* _Given instruction_:
Start with the line that contains "Write a web" and end with the line that contains "3010, 2810, 2810];"; retype those lines and the ones between them exactly, without any pictures.

* _Information provided_:
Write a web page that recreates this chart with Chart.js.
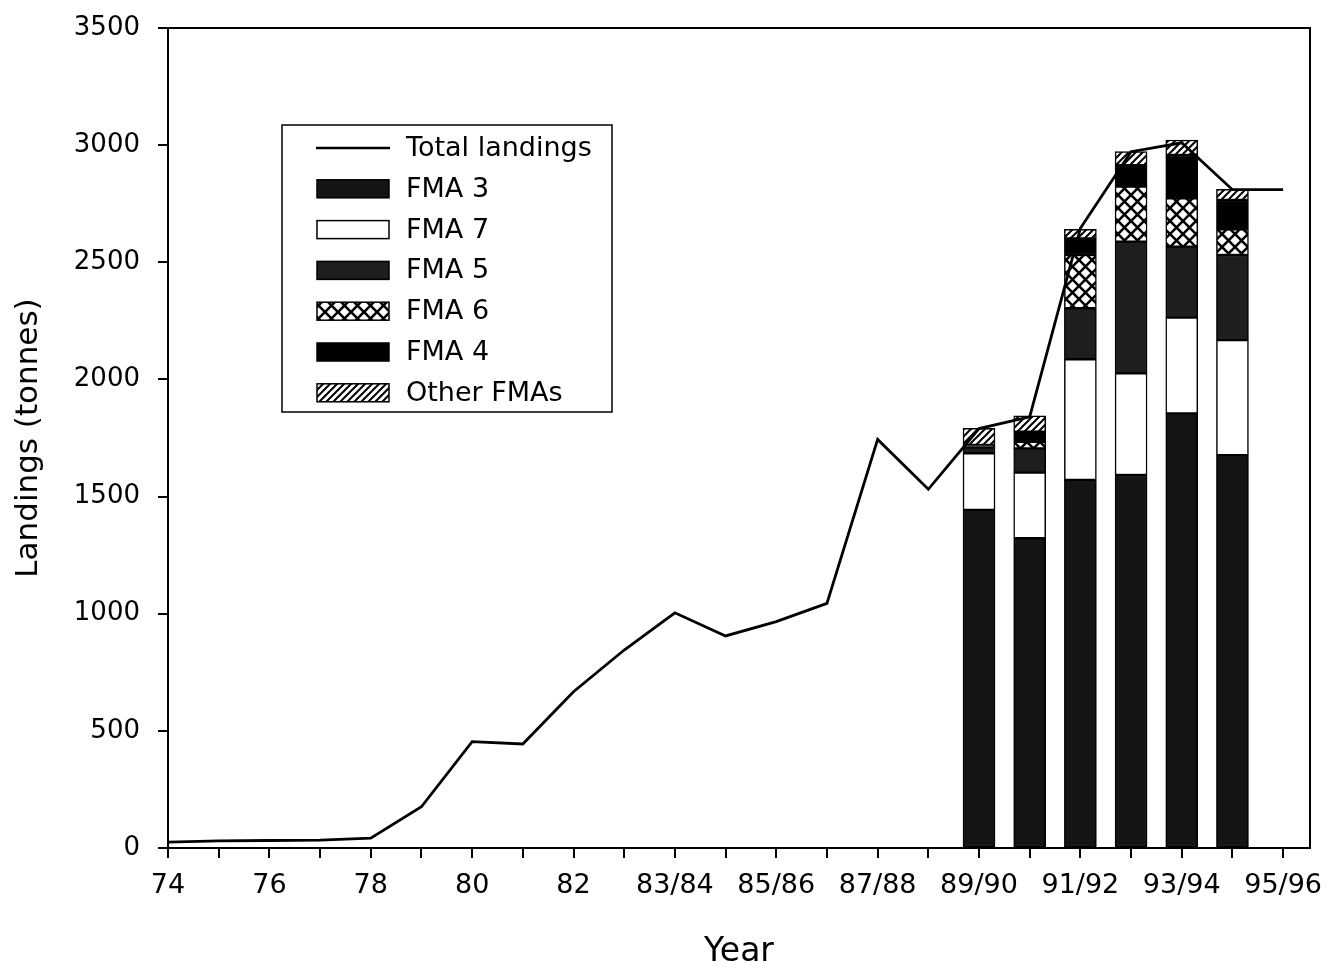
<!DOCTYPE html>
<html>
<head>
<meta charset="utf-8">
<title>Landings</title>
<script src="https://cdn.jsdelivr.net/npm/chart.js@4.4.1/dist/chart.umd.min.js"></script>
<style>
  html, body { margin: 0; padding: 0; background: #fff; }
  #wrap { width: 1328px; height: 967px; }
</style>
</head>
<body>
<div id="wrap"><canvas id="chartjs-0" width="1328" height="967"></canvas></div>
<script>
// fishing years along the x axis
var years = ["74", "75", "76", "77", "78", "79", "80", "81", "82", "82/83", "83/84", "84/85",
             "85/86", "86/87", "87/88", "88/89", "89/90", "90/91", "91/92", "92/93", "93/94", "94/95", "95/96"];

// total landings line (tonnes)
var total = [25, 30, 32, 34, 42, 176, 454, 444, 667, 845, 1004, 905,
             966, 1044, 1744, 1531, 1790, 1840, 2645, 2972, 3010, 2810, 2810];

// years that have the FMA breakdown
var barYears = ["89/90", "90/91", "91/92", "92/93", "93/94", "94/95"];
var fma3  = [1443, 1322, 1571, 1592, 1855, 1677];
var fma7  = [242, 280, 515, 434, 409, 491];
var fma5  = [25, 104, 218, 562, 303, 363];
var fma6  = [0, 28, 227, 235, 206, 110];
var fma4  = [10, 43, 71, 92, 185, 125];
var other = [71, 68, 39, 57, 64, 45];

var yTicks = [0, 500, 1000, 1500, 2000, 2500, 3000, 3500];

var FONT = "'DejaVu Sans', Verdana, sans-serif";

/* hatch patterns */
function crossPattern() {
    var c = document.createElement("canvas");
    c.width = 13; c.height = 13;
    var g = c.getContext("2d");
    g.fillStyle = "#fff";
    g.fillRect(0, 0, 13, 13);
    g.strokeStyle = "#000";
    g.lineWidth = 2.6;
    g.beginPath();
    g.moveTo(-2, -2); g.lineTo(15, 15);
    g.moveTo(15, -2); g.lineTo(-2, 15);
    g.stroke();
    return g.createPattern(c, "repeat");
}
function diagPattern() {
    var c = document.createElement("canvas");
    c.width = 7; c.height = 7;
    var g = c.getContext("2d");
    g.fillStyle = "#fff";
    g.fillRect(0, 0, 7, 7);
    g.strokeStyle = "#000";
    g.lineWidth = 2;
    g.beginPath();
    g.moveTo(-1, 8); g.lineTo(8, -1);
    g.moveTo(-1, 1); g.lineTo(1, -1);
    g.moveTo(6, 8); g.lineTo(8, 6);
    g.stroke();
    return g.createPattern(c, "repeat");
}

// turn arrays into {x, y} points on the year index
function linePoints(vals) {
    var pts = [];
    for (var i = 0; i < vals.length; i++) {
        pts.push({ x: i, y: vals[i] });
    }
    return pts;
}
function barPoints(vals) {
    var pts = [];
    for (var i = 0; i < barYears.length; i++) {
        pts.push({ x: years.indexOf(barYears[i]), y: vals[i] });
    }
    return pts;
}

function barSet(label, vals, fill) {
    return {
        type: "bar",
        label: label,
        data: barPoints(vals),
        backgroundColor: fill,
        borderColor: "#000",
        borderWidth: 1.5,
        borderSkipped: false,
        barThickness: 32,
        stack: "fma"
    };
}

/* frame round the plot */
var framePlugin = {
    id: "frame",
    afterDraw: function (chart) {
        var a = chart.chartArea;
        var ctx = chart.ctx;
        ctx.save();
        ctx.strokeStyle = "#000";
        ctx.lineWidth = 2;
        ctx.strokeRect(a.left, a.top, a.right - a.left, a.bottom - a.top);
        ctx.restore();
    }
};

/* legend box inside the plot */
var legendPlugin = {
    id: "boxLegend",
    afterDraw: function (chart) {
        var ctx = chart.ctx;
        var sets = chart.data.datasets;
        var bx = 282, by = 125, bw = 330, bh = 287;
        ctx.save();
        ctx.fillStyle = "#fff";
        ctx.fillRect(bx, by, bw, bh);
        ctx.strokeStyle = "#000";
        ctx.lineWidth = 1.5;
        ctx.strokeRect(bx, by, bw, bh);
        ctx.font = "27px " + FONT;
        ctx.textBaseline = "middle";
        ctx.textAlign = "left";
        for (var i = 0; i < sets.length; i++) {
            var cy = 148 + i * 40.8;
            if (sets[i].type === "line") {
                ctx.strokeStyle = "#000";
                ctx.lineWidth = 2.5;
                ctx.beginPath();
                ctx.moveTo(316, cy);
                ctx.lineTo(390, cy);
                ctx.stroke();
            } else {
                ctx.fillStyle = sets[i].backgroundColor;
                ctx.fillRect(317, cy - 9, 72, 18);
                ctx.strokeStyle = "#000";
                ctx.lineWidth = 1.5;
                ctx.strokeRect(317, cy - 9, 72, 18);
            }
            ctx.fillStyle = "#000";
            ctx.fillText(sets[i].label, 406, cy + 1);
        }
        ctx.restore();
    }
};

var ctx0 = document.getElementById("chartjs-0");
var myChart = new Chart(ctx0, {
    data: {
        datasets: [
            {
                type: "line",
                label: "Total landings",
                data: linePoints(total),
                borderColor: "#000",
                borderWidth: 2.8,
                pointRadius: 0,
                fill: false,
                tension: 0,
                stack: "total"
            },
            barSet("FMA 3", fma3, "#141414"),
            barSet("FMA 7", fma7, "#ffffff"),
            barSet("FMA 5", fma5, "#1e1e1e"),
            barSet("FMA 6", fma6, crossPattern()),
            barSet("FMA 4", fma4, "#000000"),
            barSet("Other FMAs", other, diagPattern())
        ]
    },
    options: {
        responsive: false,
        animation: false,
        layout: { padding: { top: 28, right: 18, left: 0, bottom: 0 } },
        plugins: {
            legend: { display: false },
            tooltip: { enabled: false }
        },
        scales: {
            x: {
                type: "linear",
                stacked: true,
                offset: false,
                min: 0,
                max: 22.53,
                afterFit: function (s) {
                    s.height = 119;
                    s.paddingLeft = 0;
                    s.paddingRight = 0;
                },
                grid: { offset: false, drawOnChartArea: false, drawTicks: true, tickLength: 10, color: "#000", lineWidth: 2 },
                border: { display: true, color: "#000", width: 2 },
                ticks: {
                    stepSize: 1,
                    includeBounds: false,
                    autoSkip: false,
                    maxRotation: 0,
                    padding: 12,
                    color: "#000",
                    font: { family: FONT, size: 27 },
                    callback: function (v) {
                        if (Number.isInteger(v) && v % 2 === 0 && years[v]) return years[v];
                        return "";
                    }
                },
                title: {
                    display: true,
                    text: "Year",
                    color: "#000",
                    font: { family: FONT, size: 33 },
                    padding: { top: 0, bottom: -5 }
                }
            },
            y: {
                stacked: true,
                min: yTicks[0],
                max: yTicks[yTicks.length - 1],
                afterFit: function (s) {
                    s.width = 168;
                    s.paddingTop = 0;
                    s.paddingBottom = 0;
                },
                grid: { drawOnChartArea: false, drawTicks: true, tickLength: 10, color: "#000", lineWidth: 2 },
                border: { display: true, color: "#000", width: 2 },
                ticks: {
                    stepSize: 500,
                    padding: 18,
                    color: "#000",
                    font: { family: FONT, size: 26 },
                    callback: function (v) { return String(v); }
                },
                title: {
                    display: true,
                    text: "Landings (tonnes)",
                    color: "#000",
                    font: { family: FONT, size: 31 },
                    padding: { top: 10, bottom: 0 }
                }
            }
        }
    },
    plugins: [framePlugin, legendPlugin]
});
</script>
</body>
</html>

==

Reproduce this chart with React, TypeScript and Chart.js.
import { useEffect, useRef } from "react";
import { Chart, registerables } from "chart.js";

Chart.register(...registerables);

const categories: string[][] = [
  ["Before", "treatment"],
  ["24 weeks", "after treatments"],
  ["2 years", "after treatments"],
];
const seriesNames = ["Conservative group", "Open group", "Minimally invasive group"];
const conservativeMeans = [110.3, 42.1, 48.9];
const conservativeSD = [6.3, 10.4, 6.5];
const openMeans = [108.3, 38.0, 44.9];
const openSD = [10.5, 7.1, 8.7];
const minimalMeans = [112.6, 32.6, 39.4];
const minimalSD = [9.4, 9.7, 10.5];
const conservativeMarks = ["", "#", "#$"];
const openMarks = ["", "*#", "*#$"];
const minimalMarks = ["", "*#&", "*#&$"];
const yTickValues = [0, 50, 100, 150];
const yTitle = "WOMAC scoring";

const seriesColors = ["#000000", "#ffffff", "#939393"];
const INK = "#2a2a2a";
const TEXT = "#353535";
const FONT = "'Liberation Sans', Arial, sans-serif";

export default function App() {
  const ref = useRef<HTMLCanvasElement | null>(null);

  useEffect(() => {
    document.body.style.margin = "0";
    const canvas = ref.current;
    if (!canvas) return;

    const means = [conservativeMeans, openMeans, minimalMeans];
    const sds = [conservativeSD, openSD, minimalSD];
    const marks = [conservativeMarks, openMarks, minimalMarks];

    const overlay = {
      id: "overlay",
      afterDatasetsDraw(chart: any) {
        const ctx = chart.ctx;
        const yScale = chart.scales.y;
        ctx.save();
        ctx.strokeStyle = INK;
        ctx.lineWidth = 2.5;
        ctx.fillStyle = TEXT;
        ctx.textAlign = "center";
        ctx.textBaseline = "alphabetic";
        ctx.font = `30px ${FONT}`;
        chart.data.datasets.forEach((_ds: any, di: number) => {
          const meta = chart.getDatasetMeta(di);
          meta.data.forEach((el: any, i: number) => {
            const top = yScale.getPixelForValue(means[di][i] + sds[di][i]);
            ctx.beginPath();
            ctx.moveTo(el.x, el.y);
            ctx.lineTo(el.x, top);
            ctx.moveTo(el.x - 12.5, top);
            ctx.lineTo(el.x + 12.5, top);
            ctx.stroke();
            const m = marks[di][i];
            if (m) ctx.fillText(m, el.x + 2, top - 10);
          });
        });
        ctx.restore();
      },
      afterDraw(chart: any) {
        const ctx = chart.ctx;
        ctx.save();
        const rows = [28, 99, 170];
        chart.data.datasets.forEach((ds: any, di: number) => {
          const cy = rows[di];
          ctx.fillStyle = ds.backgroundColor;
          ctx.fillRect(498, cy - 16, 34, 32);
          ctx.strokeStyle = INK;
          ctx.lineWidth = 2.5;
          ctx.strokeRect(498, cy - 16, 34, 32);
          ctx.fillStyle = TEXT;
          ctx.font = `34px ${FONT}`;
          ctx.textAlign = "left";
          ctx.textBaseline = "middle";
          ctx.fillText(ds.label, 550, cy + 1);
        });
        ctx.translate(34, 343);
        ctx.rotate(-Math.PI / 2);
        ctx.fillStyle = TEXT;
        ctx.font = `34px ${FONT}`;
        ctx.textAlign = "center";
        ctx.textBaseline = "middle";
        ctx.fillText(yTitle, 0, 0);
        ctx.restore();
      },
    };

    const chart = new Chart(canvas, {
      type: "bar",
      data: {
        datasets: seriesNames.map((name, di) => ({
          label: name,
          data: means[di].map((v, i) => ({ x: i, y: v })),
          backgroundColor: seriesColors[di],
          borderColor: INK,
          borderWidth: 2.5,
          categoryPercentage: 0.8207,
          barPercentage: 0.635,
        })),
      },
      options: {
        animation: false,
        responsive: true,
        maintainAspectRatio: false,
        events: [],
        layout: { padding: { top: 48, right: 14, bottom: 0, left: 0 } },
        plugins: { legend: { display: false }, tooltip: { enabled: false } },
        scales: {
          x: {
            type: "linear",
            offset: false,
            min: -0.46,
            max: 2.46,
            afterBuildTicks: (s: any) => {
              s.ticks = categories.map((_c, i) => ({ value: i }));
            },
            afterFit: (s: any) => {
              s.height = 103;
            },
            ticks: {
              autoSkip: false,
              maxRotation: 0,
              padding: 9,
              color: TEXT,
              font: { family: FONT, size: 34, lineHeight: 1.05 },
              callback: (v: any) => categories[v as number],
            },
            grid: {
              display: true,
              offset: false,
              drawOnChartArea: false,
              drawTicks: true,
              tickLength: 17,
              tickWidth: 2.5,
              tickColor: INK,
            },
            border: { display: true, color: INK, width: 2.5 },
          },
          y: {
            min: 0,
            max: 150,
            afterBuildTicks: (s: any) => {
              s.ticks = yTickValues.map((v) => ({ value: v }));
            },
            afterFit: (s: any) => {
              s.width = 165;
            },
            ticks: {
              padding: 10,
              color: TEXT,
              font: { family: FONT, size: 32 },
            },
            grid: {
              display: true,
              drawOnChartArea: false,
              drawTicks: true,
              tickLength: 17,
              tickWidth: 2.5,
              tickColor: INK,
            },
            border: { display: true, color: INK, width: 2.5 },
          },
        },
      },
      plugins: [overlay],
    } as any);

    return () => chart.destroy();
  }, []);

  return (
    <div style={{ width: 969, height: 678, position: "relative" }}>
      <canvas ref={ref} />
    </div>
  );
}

* _Reply to the task_:
Write a web page that recreates this chart with Chart.js.
<!DOCTYPE html>
<html>
<head>
<meta charset="utf-8">
<title>Landings</title>
<script src="https://cdn.jsdelivr.net/npm/chart.js@4.4.1/dist/chart.umd.min.js"></script>
<style>
  html, body { margin: 0; padding: 0; background: #fff; }
  #wrap { width: 1328px; height: 967px; }
</style>
</head>
<body>
<div id="wrap"><canvas id="chartjs-0" width="1328" height="967"></canvas></div>
<script>
// fishing years along the x axis
var years = ["74", "75", "76", "77", "78", "79", "80", "81", "82", "82/83", "83/84", "84/85",
             "85/86", "86/87", "87/88", "88/89", "89/90", "90/91", "91/92", "92/93", "93/94", "94/95", "95/96"];

// total landings line (tonnes)
var total = [25, 30, 32, 34, 42, 176, 454, 444, 667, 845, 1004, 905,
             966, 1044, 1744, 1531, 1790, 1840, 2645, 2972, 3010, 2810, 2810];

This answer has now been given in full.